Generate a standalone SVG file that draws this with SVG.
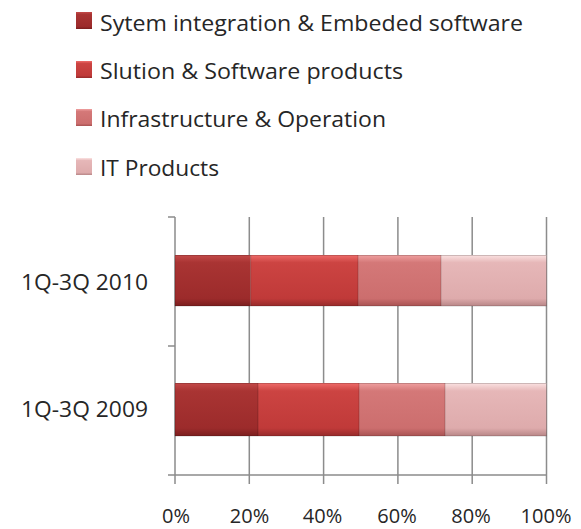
<svg xmlns="http://www.w3.org/2000/svg" width="581" height="529" viewBox="0 0 581 529">
<style>
.t{font-family:"Open Sans","Liberation Sans",sans-serif;fill:#262626;font-size:21.5px}
.ax{font-family:"Open Sans","Liberation Sans",sans-serif;fill:#262626;font-size:20px;text-anchor:middle}
.grid{stroke:#8c8c8c;stroke-width:1.5;fill:none}
.edge{fill:none;stroke:#000;stroke-opacity:0.18;stroke-width:1}
</style>
<defs>
<linearGradient id="g1" x1="0" y1="0" x2="0" y2="1">
<stop offset="0" stop-color="#c44a49"/><stop offset="0.15" stop-color="#a93433"/><stop offset="0.85" stop-color="#9c2b2b"/><stop offset="1" stop-color="#7a1e1e"/>
</linearGradient>
<linearGradient id="g2" x1="0" y1="0" x2="0" y2="1">
<stop offset="0" stop-color="#ef6c6a"/><stop offset="0.15" stop-color="#cc4442"/><stop offset="0.85" stop-color="#c03a39"/><stop offset="1" stop-color="#962a2a"/>
</linearGradient>
<linearGradient id="g3" x1="0" y1="0" x2="0" y2="1">
<stop offset="0" stop-color="#f0a0a0"/><stop offset="0.15" stop-color="#d47878"/><stop offset="0.85" stop-color="#cc6e6e"/><stop offset="1" stop-color="#a85252"/>
</linearGradient>
<linearGradient id="g4" x1="0" y1="0" x2="0" y2="1">
<stop offset="0" stop-color="#fbe2e2"/><stop offset="0.15" stop-color="#e6b7b8"/><stop offset="0.85" stop-color="#deabac"/><stop offset="1" stop-color="#b88687"/>
</linearGradient>
</defs>

<g id="legend">
<g id="leg1"><rect x="76" y="12" width="16" height="17" fill="url(#g1)"/><text class="t" x="100" y="31" textLength="423" lengthAdjust="spacingAndGlyphs">Sytem integration &amp; Embeded software</text></g>
<g id="leg2"><rect x="76" y="61" width="16" height="17" fill="url(#g2)"/><text class="t" x="100" y="79" textLength="303" lengthAdjust="spacingAndGlyphs">Slution &amp; Software products</text></g>
<g id="leg3"><rect x="76" y="109" width="16" height="17" fill="url(#g3)"/><text class="t" x="100" y="127" textLength="286" lengthAdjust="spacingAndGlyphs">Infrastructure &amp; Operation</text></g>
<g id="leg4"><rect x="76" y="158" width="16" height="17" fill="url(#g4)"/><text class="t" x="100" y="176" textLength="119" lengthAdjust="spacingAndGlyphs">IT Products</text></g>
</g>

<g id="axes">
<path class="grid" d="M249.3 217V484M323.6 217V484M397.9 217V484M472.2 217V484M546.5 217V484"/>
<path class="grid" d="M175 217V484M168 217H175M168 346H175M168 475H175M175 475H546.5"/>
</g>

<g id="bar2010">
<rect x="175" y="255" width="75.7" height="51" fill="url(#g1)"/>
<rect x="250.7" y="255" width="107.3" height="51" fill="url(#g2)"/>
<rect x="358" y="255" width="83" height="51" fill="url(#g3)"/>
<rect x="441" y="255" width="105.5" height="51" fill="url(#g4)"/>
<path class="edge" d="M175 255.5H546.5V306H175ZM250.7 255V306M358 255V306M441 255V306"/>
</g>

<g id="bar2009">
<rect x="175" y="383" width="83" height="53" fill="url(#g1)"/>
<rect x="258" y="383" width="101" height="53" fill="url(#g2)"/>
<rect x="359" y="383" width="86" height="53" fill="url(#g3)"/>
<rect x="445" y="383" width="101.5" height="53" fill="url(#g4)"/>
<path class="edge" d="M175 383.5H546.5V436H175ZM258 383V436M359 383V436M445 383V436"/>
</g>

<g id="labels">
<text class="t" x="21" y="290" textLength="127" lengthAdjust="spacingAndGlyphs">1Q-3Q 2010</text>
<text class="t" x="21" y="417" textLength="127" lengthAdjust="spacingAndGlyphs">1Q-3Q 2009</text>
<text class="ax" x="176" y="523">0%</text>
<text class="ax" x="249.5" y="523">20%</text>
<text class="ax" x="322.5" y="523">40%</text>
<text class="ax" x="397" y="523">60%</text>
<text class="ax" x="471" y="523">80%</text>
<text class="ax" x="546" y="523">100%</text>
</g>
</svg>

....................

What you will do: Give the data again exactly as written, with all pictures left out.

Response for this exercise:
Generate a standalone SVG file that draws this with SVG.
<svg xmlns="http://www.w3.org/2000/svg" width="581" height="529" viewBox="0 0 581 529">
<style>
.t{font-family:"Open Sans","Liberation Sans",sans-serif;fill:#262626;font-size:21.5px}
.ax{font-family:"Open Sans","Liberation Sans",sans-serif;fill:#262626;font-size:20px;text-anchor:middle}
.grid{stroke:#8c8c8c;stroke-width:1.5;fill:none}
.edge{fill:none;stroke:#000;stroke-opacity:0.18;stroke-width:1}
</style>
<defs>
<linearGradient id="g1" x1="0" y1="0" x2="0" y2="1">
<stop offset="0" stop-color="#c44a49"/><stop offset="0.15" stop-color="#a93433"/><stop offset="0.85" stop-color="#9c2b2b"/><stop offset="1" stop-color="#7a1e1e"/>
</linearGradient>
<linearGradient id="g2" x1="0" y1="0" x2="0" y2="1">
<stop offset="0" stop-color="#ef6c6a"/><stop offset="0.15" stop-color="#cc4442"/><stop offset="0.85" stop-color="#c03a39"/><stop offset="1" stop-color="#962a2a"/>
</linearGradient>
<linearGradient id="g3" x1="0" y1="0" x2="0" y2="1">
<stop offset="0" stop-color="#f0a0a0"/><stop offset="0.15" stop-color="#d47878"/><stop offset="0.85" stop-color="#cc6e6e"/><stop offset="1" stop-color="#a85252"/>
</linearGradient>
<linearGradient id="g4" x1="0" y1="0" x2="0" y2="1">
<stop offset="0" stop-color="#fbe2e2"/><stop offset="0.15" stop-color="#e6b7b8"/><stop offset="0.85" stop-color="#deabac"/><stop offset="1" stop-color="#b88687"/>
</linearGradient>
</defs>

<g id="legend">
<g id="leg1"><rect x="76" y="12" width="16" height="17" fill="url(#g1)"/><text class="t" x="100" y="31" textLength="423" lengthAdjust="spacingAndGlyphs">Sytem integration &amp; Embeded software</text></g>
<g id="leg2"><rect x="76" y="61" width="16" height="17" fill="url(#g2)"/><text class="t" x="100" y="79" textLength="303" lengthAdjust="spacingAndGlyphs">Slution &amp; Software products</text></g>
<g id="leg3"><rect x="76" y="109" width="16" height="17" fill="url(#g3)"/><text class="t" x="100" y="127" textLength="286" lengthAdjust="spacingAndGlyphs">Infrastructure &amp; Operation</text></g>
<g id="leg4"><rect x="76" y="158" width="16" height="17" fill="url(#g4)"/><text class="t" x="100" y="176" textLength="119" lengthAdjust="spacingAndGlyphs">IT Products</text></g>
</g>

<g id="axes">
<path class="grid" d="M249.3 217V484M323.6 217V484M397.9 217V484M472.2 217V484M546.5 217V484"/>
<path class="grid" d="M175 217V484M168 217H175M168 346H175M168 475H175M175 475H546.5"/>
</g>

<g id="bar2010">
<rect x="175" y="255" width="75.7" height="51" fill="url(#g1)"/>
<rect x="250.7" y="255" width="107.3" height="51" fill="url(#g2)"/>
<rect x="358" y="255" width="83" height="51" fill="url(#g3)"/>
<rect x="441" y="255" width="105.5" height="51" fill="url(#g4)"/>
<path class="edge" d="M175 255.5H546.5V306H175ZM250.7 255V306M358 255V306M441 255V306"/>
</g>

<g id="bar2009">
<rect x="175" y="383" width="83" height="53" fill="url(#g1)"/>
<rect x="258" y="383" width="101" height="53" fill="url(#g2)"/>
<rect x="359" y="383" width="86" height="53" fill="url(#g3)"/>
<rect x="445" y="383" width="101.5" height="53" fill="url(#g4)"/>
<path class="edge" d="M175 383.5H546.5V436H175ZM258 383V436M359 383V436M445 383V436"/>
</g>

<g id="labels">
<text class="t" x="21" y="290" textLength="127" lengthAdjust="spacingAndGlyphs">1Q-3Q 2010</text>
<text class="t" x="21" y="417" textLength="127" lengthAdjust="spacingAndGlyphs">1Q-3Q 2009</text>
<text class="ax" x="176" y="523">0%</text>
<text class="ax" x="249.5" y="523">20%</text>
<text class="ax" x="322.5" y="523">40%</text>
<text class="ax" x="397" y="523">60%</text>
<text class="ax" x="471" y="523">80%</text>
<text class="ax" x="546" y="523">100%</text>
</g>
</svg>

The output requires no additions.